■ Stated task
Return every line below as is, leaving out the pictures.

■ Data
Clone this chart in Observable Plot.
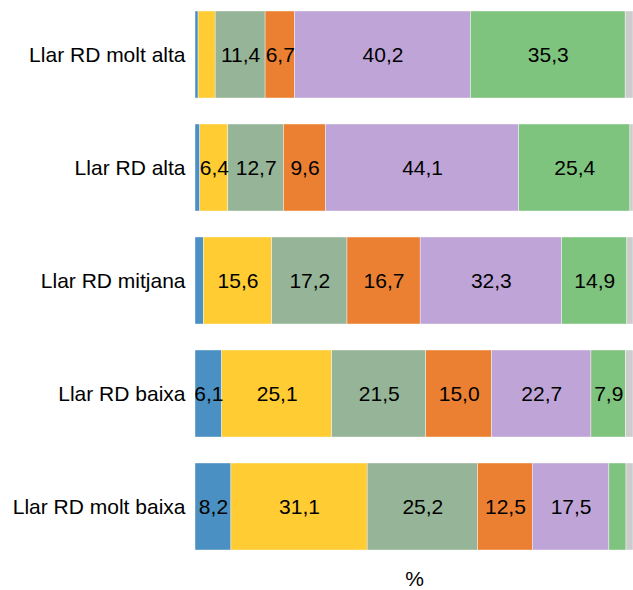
<!DOCTYPE html>
<html>
<head>
<meta charset="utf-8">
<script src="https://cdn.jsdelivr.net/npm/d3@7"></script>
<script src="https://cdn.jsdelivr.net/npm/@observablehq/plot@0.6"></script>
<style>
  html, body { margin: 0; padding: 0; background: #fff; }
  #chart svg { display: block; }
</style>
</head>
<body>
<div id="chart"></div>
<script>
const categories = ["Llar RD molt alta", "Llar RD alta", "Llar RD mitjana", "Llar RD baixa", "Llar RD molt baixa"];
const seriesNames = ["S1", "S2", "S3", "S4", "S5", "S6", "S7"];
const seriesColors = ["#4A90C2", "#FFCC33", "#96B497", "#EB8033", "#BFA5D7", "#7EC47E", "#CCCCCC"];
// values per category, in series order
const vMoltAlta  = [0.7, 3.9, 11.4, 6.7, 40.2, 35.3, 1.8];
const vAlta      = [1.1, 6.4, 12.7, 9.6, 44.1, 25.4, 0.7];
const vMitjana   = [1.9, 15.6, 17.2, 16.7, 32.3, 14.9, 1.4];
const vBaixa     = [6.1, 25.1, 21.5, 15.0, 22.7, 7.9, 1.7];
const vMoltBaixa = [8.2, 31.1, 25.2, 12.5, 17.5, 3.9, 1.6];
const allValues = [vMoltAlta, vAlta, vMitjana, vBaixa, vMoltBaixa];

const data = [];
categories.forEach((c, i) => {
  seriesNames.forEach((s, j) => {
    data.push({cat: c, series: s, value: allValues[i][j]});
  });
});

const fmt = d => d.toFixed(1).replace(".", ",");

const chart = Plot.plot({
  width: 633,
  height: 590,
  marginLeft: 195,
  marginRight: 0,
  marginTop: 0,
  marginBottom: 29,
  style: {fontFamily: "Liberation Sans, Arial, sans-serif", fontSize: "21px", color: "#000"},
  x: {domain: [0, 100]},
  y: {domain: categories, paddingInner: 0.23, paddingOuter: 0.088},
  color: {domain: seriesNames, range: seriesColors},
  marks: [
    Plot.barX(data, {x: "value", y: "cat", fill: "series", stroke: "white", strokeWidth: 0.4, order: null}),
    Plot.text(data, Plot.stackX({
      x: "value", y: "cat", z: "series", order: null,
      text: d => d.value >= 5 ? fmt(d.value) : "",
      fill: "black", fontSize: 21
    })),
    Plot.axisY({tickSize: 0, tickPadding: 10, label: null, fontSize: 21}),
    Plot.axisX({ticks: [], tickSize: 0, label: "%", labelAnchor: "center", labelArrow: "none", labelOffset: 24, fontSize: 21})
  ]
});
document.getElementById("chart").appendChild(chart);
</script>
</body>
</html>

■ Worked answer
Clone this chart in Observable Plot.
<!DOCTYPE html>
<html>
<head>
<meta charset="utf-8">
<script src="https://cdn.jsdelivr.net/npm/d3@7"></script>
<script src="https://cdn.jsdelivr.net/npm/@observablehq/plot@0.6"></script>
<style>
  html, body { margin: 0; padding: 0; background: #fff; }
  #chart svg { display: block; }
</style>
</head>
<body>
<div id="chart"></div>
<script>
const categories = ["Llar RD molt alta", "Llar RD alta", "Llar RD mitjana", "Llar RD baixa", "Llar RD molt baixa"];
const seriesNames = ["S1", "S2", "S3", "S4", "S5", "S6", "S7"];
const seriesColors = ["#4A90C2", "#FFCC33", "#96B497", "#EB8033", "#BFA5D7", "#7EC47E", "#CCCCCC"];
// values per category, in series order
const vMoltAlta  = [0.7, 3.9, 11.4, 6.7, 40.2, 35.3, 1.8];
const vAlta      = [1.1, 6.4, 12.7, 9.6, 44.1, 25.4, 0.7];
const vMitjana   = [1.9, 15.6, 17.2, 16.7, 32.3, 14.9, 1.4];
const vBaixa     = [6.1, 25.1, 21.5, 15.0, 22.7, 7.9, 1.7];
const vMoltBaixa = [8.2, 31.1, 25.2, 12.5, 17.5, 3.9, 1.6];
const allValues = [vMoltAlta, vAlta, vMitjana, vBaixa, vMoltBaixa];

const data = [];
categories.forEach((c, i) => {
  seriesNames.forEach((s, j) => {
    data.push({cat: c, series: s, value: allValues[i][j]});
  });
});

const fmt = d => d.toFixed(1).replace(".", ",");

const chart = Plot.plot({
  width: 633,
  height: 590,
  marginLeft: 195,
  marginRight: 0,
  marginTop: 0,
  marginBottom: 29,
  style: {fontFamily: "Liberation Sans, Arial, sans-serif", fontSize: "21px", color: "#000"},
  x: {domain: [0, 100]},
  y: {domain: categories, paddingInner: 0.23, paddingOuter: 0.088},
  color: {domain: seriesNames, range: seriesColors},
  marks: [
    Plot.barX(data, {x: "value", y: "cat", fill: "series", stroke: "white", strokeWidth: 0.4, order: null}),
    Plot.text(data, Plot.stackX({
      x: "value", y: "cat", z: "series", order: null,
      text: d => d.value >= 5 ? fmt(d.value) : "",
      fill: "black", fontSize: 21
    })),
    Plot.axisY({tickSize: 0, tickPadding: 10, label: null, fontSize: 21}),
    Plot.axisX({ticks: [], tickSize: 0, label: "%", labelAnchor: "center", labelArrow: "none", labelOffset: 24, fontSize: 21})
  ]
});
document.getElementById("chart").appendChild(chart);
</script>
</body>
</html>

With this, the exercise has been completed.